Over the past few months there have been lots of stories of what many of us would consider to be atrocities when it comes to the people in Apple’s supply chain. With the company sitting on nearly $100 billion in liquid assets, Apple has a prime opportunity to simply do what’s right, but only if it chooses action instead of denial.
For a bit of history, the Foxconn plant in Chengdu, China is one of the main places where Apple hardware is manufactured. The plant has been rife with stories of suicides and dangerous working conditions. Apple has stated that it monitors the process at every step and, most recently, CEO Tim Cook said “Any suggestion that we don’t care is patently false and offensive to us.” But there’s still a PR nightmare at hand.
For shareholders, $97.6 billion in liquid assets is a liability. Very few investors will ever tell you that they want a company sitting on that much money, because they’d prefer that it be doing something to earn more, rather than simply earning interest in bank accounts.
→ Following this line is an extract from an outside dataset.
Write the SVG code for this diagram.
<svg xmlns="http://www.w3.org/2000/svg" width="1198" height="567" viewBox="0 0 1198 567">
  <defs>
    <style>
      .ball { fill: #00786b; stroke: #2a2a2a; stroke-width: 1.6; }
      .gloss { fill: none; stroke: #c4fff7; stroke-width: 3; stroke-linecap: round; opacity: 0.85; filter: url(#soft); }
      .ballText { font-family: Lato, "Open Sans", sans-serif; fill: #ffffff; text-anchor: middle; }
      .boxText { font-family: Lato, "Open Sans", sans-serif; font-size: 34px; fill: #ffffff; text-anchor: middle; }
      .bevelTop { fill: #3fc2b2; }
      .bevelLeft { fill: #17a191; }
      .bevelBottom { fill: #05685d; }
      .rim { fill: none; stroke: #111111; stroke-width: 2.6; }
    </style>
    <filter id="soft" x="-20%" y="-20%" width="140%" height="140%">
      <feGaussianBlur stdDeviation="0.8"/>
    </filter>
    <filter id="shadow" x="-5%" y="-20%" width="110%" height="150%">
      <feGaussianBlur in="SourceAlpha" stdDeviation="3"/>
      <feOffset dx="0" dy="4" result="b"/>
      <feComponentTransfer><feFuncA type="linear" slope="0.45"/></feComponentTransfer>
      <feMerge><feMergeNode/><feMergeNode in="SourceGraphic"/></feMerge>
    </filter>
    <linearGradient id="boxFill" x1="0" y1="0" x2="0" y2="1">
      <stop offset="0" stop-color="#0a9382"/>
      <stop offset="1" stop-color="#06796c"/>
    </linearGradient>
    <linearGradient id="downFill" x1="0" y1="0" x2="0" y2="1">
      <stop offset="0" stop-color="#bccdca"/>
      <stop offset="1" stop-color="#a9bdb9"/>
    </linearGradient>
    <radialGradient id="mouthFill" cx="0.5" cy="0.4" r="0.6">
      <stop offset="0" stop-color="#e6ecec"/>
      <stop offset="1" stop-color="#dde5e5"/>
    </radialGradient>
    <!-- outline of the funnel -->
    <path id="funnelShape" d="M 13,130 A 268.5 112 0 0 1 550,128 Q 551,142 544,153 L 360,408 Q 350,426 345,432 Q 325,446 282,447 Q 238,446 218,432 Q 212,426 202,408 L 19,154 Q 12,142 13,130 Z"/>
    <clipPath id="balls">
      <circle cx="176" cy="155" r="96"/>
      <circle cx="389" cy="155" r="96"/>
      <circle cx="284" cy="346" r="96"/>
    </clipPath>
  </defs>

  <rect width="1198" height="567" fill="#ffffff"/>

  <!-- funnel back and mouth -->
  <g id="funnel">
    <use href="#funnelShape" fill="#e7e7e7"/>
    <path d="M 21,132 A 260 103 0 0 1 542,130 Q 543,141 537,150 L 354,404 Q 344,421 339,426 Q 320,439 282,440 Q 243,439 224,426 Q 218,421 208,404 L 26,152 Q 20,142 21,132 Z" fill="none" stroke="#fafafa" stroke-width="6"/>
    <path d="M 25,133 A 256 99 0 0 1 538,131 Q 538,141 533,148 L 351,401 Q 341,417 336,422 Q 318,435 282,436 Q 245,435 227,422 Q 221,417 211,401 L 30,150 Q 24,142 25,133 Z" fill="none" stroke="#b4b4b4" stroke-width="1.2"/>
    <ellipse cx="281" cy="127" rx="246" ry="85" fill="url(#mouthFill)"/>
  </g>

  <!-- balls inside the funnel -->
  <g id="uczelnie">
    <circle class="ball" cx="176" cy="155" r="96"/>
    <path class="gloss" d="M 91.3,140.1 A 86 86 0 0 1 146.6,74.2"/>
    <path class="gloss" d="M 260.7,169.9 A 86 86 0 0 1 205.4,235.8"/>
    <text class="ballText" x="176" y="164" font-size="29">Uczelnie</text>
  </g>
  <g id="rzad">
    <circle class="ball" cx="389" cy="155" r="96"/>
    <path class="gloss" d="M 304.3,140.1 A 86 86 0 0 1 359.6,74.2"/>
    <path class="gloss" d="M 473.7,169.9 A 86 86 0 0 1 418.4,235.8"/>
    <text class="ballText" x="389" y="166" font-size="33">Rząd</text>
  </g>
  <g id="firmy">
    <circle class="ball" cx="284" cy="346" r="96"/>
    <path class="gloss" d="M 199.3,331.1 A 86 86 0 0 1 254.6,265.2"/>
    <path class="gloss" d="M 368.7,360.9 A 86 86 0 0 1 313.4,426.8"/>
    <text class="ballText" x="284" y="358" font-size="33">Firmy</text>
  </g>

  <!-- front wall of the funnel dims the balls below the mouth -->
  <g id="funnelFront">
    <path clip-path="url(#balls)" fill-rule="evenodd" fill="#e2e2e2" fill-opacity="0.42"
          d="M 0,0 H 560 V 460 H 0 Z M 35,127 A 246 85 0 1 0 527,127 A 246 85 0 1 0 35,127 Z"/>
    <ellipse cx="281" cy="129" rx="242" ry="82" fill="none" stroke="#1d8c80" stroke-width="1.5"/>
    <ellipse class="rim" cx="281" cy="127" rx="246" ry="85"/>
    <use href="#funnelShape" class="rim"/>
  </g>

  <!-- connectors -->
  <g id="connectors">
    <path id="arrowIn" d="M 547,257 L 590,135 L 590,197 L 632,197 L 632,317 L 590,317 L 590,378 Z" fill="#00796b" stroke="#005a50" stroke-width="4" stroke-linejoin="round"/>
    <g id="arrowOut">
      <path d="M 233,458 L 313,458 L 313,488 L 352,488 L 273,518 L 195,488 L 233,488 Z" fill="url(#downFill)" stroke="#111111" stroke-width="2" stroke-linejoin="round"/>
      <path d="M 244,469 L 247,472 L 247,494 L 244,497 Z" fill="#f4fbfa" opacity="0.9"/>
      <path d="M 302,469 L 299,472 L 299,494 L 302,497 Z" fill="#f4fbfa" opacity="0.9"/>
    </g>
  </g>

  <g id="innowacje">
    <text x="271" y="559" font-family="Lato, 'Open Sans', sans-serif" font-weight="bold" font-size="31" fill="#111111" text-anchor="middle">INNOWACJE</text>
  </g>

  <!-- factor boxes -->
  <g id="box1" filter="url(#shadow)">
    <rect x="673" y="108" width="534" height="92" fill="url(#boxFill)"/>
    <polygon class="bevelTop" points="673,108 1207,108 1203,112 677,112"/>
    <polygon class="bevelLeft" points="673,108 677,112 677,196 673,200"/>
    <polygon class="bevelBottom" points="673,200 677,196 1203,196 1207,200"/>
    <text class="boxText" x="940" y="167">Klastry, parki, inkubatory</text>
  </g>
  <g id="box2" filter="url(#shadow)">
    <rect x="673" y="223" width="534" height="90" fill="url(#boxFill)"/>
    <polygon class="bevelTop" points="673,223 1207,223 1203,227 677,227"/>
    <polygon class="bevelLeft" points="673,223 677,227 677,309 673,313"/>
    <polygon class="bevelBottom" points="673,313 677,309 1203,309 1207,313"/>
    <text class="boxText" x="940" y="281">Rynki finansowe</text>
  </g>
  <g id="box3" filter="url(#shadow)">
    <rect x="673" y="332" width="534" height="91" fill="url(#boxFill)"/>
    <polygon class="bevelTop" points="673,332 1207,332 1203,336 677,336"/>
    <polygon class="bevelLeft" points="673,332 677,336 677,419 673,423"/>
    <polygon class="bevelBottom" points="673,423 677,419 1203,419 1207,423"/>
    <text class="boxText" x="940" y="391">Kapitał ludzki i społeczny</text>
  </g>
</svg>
So Apple is faced with eternal questions of what it will do with the cash, and now the “human cost” of Apple’s products.
Yet the company is still one of the darlings of the United States. People take great pride in that “Designed by Apple in California” badge. If, however, the company truly wants to be a shining light in America’s technology leadership, there’s a single answer that can solve the PR issue while answering the money question too:
Start assembling in the US.
With only 5% of its liquidity, Apple could spark a complete resurgence to American manufacturing, at least in one major city. Let’s say, for instance, that the company chooses to build a manufacturing facility in Detroit, Michigan. Detroit has been plagued with poverty and one of the highest unemployment rates in the US as it reels in agony from the collapse of the American automotive manufacturing boom. It’s almost certain that Detroit would make it well worth Apple’s time and money to invest into a plant within its borders.
By the numbers, Foxconn has 70,000 workers living in dormitories. Detroit has a present unemployment rate of over 9%, leaving 92,000 people out of work. Clearly not all of the 70,000 Foxconn dormitory residents work exclusively on Apple products, and not all 92,000 of Detroit’s unemployed would come work for the company, but the numbers should still match up nicely if Apple were to move manufacturing to the city.
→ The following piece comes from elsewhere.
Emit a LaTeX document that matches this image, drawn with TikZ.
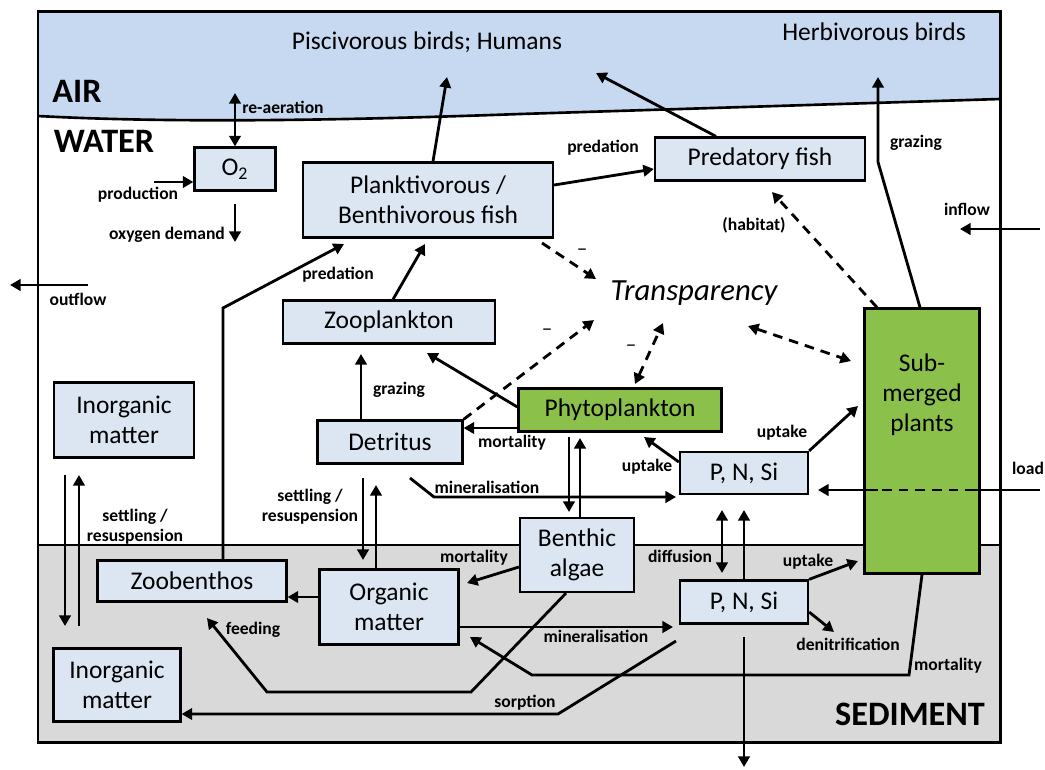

We also know that Foxconn recently set up a $1 billion plan to double the manufacturing capability of its plant. Let’s assume (because that’s all that we can do) that Apple would only need the full capability of a single plant — because mind you that Foxconn makes more than just Apple products out of its existing location — so setting aside $1 billion to build the facility should suffice.
If Apple then took the remaining $3.88 billion (5% of Apple’s current liquid $97.6 billion is $4.88 billion, less the $1 billion for building the plant) and focused on paying fair wages to Detroit workers, it could completely revitalize the city as it stands today. Assuming that Apple paid its workers an average of $20 per hour, 70,000 workers would cost the company $2.9 billion per year in salary. Factor in other costs of doing business and that remaining $3.88 billion would likely be gone in a year, but Apple is still turning profits, adding to the coffers.
Profit is the big question. Assumptions from supply lines put Apple’s profit at roughly 72% for each iPhone that the company sells. Using only this as an example, Apple would clearly have a chunk of its profit cut by paying exponentially higher wages, but it’s safe to assume that a profit would still remain. Though to the eyes of a country that is looking for reasons to love one of its own, Apple would be doing no wrong.
While I’m certain that these numbers are far from accurate for the real world, they’re a good starting point for a theory. At any rate, it’s a far better suggestion for the life of the company than “buy Hollywood“. Apple certainly doesn’t need to move its manufacturing stateside, but it could absolutely boost its image even higher by doing so. Apple would also be in complete control of yet another portion of the product life. Thus far, that control is something that has worked well for the company, so it would make sense that it could work here as well.
Mr. Cook, please take some time to further investigate what it would take for Apple to move its manufacturing to the United States. Detroit is just one example, but it’s a city that desperately needs innovation and capital that Apple could provide. But more than that, your customers need to know that they’re supporting a company that truly cares. No matter how many press releases or letters you send, they’re simply words and it’s far beyond time for action.